Third, there’s no point in trying to alert the vast majority of drafters to this kind of issue. Instead, we should focus on ways to propagate quality contract language, to drown out dysfunction.
And fourth, the AAA standard arbitration clause is unchanged from when I originally looked at it in 2010—it’s still clumsy traditional language.
(Thanks to cousin Joshua Stein for alerting me to the Reed & Smith analysis.)
Updated 1 February 2020:
I received a copy of the transcript. Vice Chancellor Laster presided over the proceedings, and here’s how he stated his position:
Plaintiff’s counsel has pointed out that the provisions use “may,” suggesting, therefore, that they are an opt-in regime and something that is permissive. But having looked at the decisions that have been cited, as well as somewhat more broadly, it is my view of the case law that courts have interpreted “may” when it appears in an arbitration clause or a mediation provision to mean that you get to choose whether or not you invoke it, but you have to use it as your chosen means of dispute resolution. You don’t get to opt out of it and go to court.

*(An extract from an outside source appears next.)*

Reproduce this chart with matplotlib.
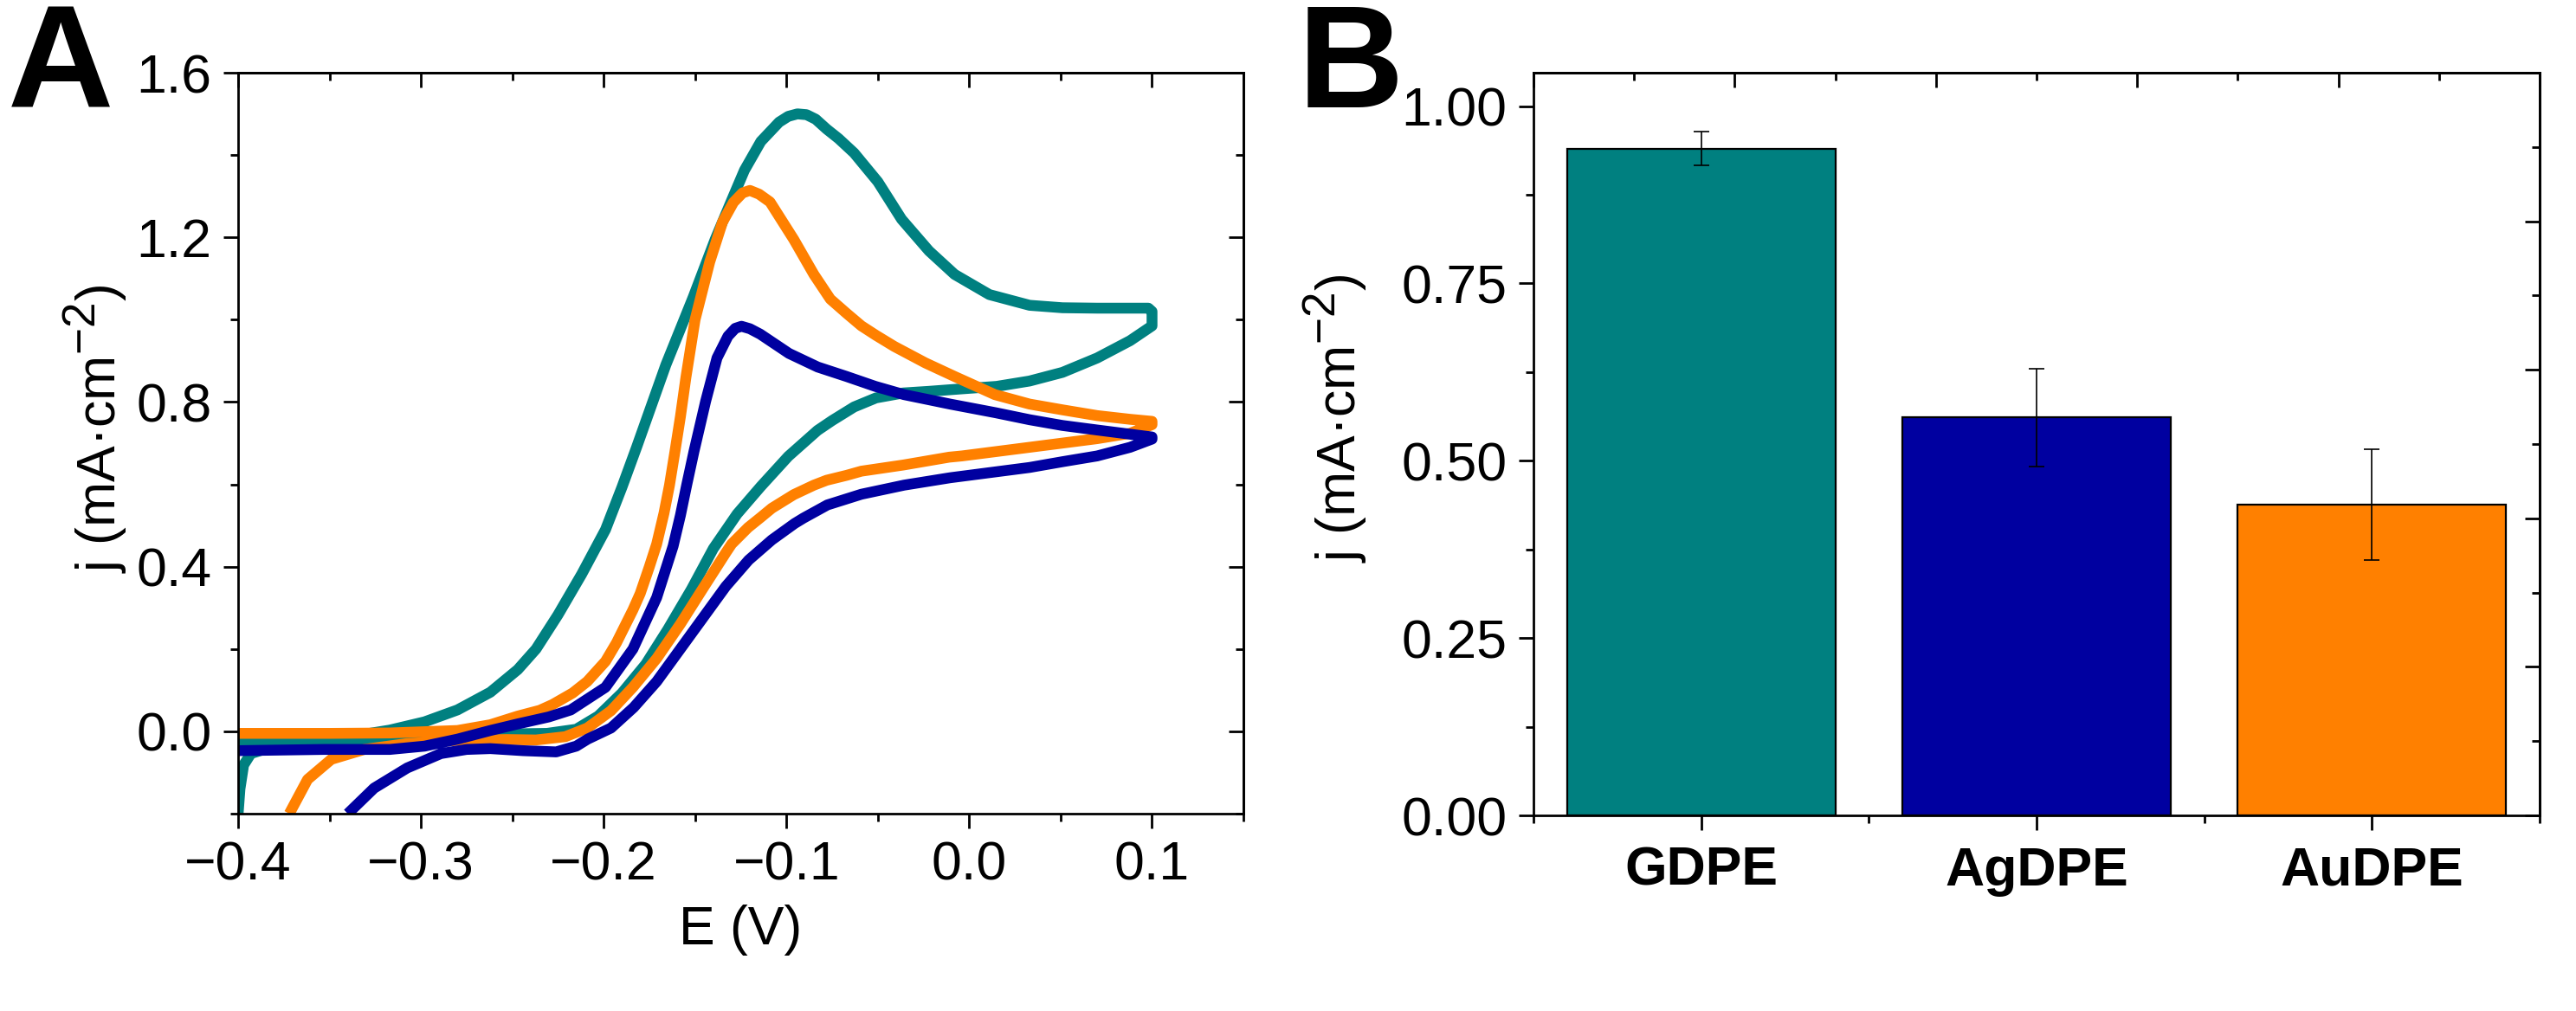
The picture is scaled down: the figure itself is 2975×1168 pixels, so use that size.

Using “may” avoids the following drafting problem. In the event of a dispute, X shall arbitrate. That would suggest that whenever there is a dispute, you must act. The parties can’t opt to wait. So that’s how these provisions seem to be interpreted. There’s also a policy rationale that the cases cite, which is that it would be fairly silly to build in a relatively detailed dispute mechanism and then conclude that just because it says “may,” people can bypass it and go to court.
In other words, the Vice Chancellor’s analysis is the same as mine, but it uses around a thousand fewer words.